A better approach is to treat taxes like a recurring operating expense. When income arrives, allocate money immediately for taxes, operating costs, and savings. That habit is especially useful for contractors who get paid unevenly or who are building a pipeline of hidden jobs and project-based work.
If you are unsure how much to set aside, start conservatively and refine your estimate as your income becomes more predictable. A qualified tax professional can help you choose a method that fits your situation and jurisdiction.
What remote workers should ask before accepting a contractor role
When a job looks attractive, it is easy to skip the fine print. But tax and compliance questions are part of a healthy remote job search.
- How will I be paid, and in what currency?
- Will I receive a formal contract before work starts?
- Who handles invoicing, disputes, and late payments?
- Will I be responsible for my own taxes, benefits, and insurance?
- Is the role meant to stay short-term, or could it become a long-term relationship?
- If the company wants me full-time, can it hire me locally, or would it use an EOR?
These details help you decide whether a role is truly right for your career plan, not just your inbox.
When a contractor role should become an employment conversation
Some remote arrangements evolve over time. A contractor may begin working like a core team member, following company schedules and using company systems every day. At that point, it is worth asking whether the arrangement still matches reality.
That conversation is often easier when you frame it around clarity and compliance rather than conflict. Explain what has changed, why the status question matters, and what kind of arrangement would make the most sense going forward. Companies hiring remote talent should also review contractor classifications regularly so they can avoid compliance problems later.
If you are a job seeker, this is one more reason to pay attention to how hidden jobs are structured. A role that starts as a contract may eventually point toward a full-time position, or it may remain a contractor engagement with different tax responsibilities.
How to read a remote job listing for tax and EOR clues
Job descriptions often contain small hints about how a company hires. Look for wording that explains whether the role is employee-only, contractor-only, location-limited, or open to global candidates. A listing that says the company can hire in selected countries may involve local entities, an EOR partner, or another global employment setup.
Useful phrases to notice include:
- Remote within selected countries
- Contractor role with possible conversion
- International payroll available
- Employment through a local partner
- Benefits vary by country
- Global team or distributed workforce
These phrases do not guarantee any specific tax result. They simply tell you what to ask next. If the job is promising, ask whether the company uses remote hiring infrastructure to support candidates in your location.
Important caution for taxes, payroll, and employment status
Remote work rules can vary by country, state, province, city, visa status, contract type, and the location of the hiring company.
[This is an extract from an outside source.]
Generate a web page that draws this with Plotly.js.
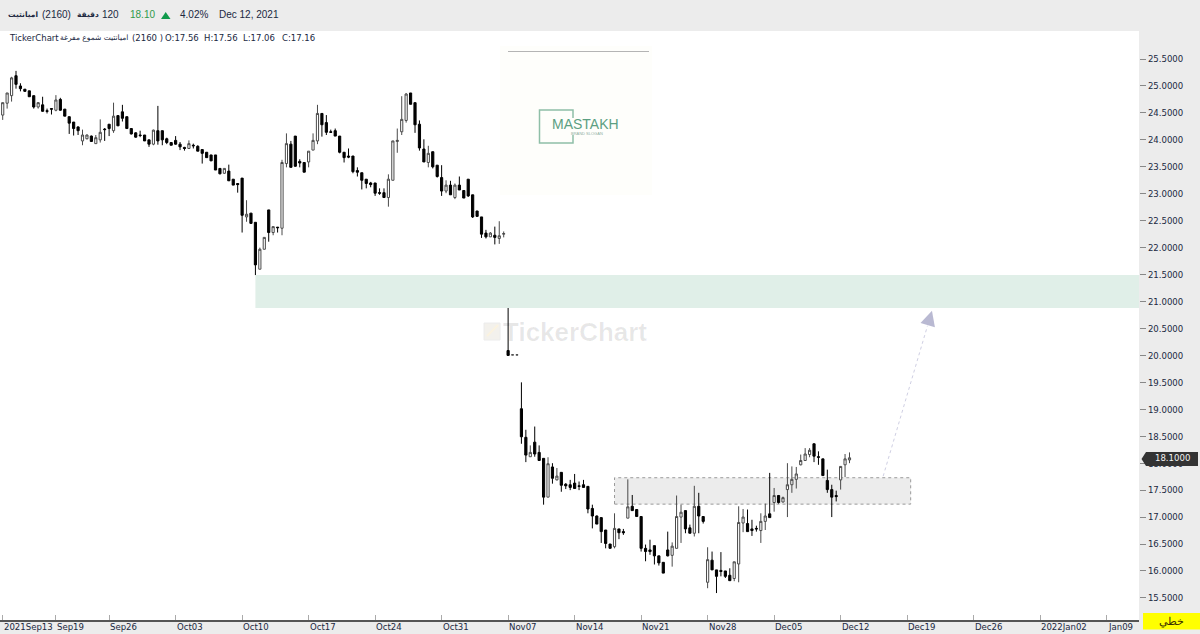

This article is general career guidance for job seekers and contractors. Before making decisions about taxes, payroll, benefits, contractor classification, or employment contracts, check official local guidance and speak with a qualified tax, legal, payroll, or employment professional when needed.

Final takeaway
Remote work can expand your options, but it also asks you to be more intentional about money, records, and employment status. Whether you are a freelancer, a contractor, an EOR employee, or a job seeker exploring hidden jobs, tax planning should be part of your remote career strategy from day one.
Keep your records simple, separate business money from personal spending, and verify the rules that apply where you live and work. Then use what you learn to compare offers, ask better questions, and focus on finding remote opportunities that fit both your career goals and your financial reality.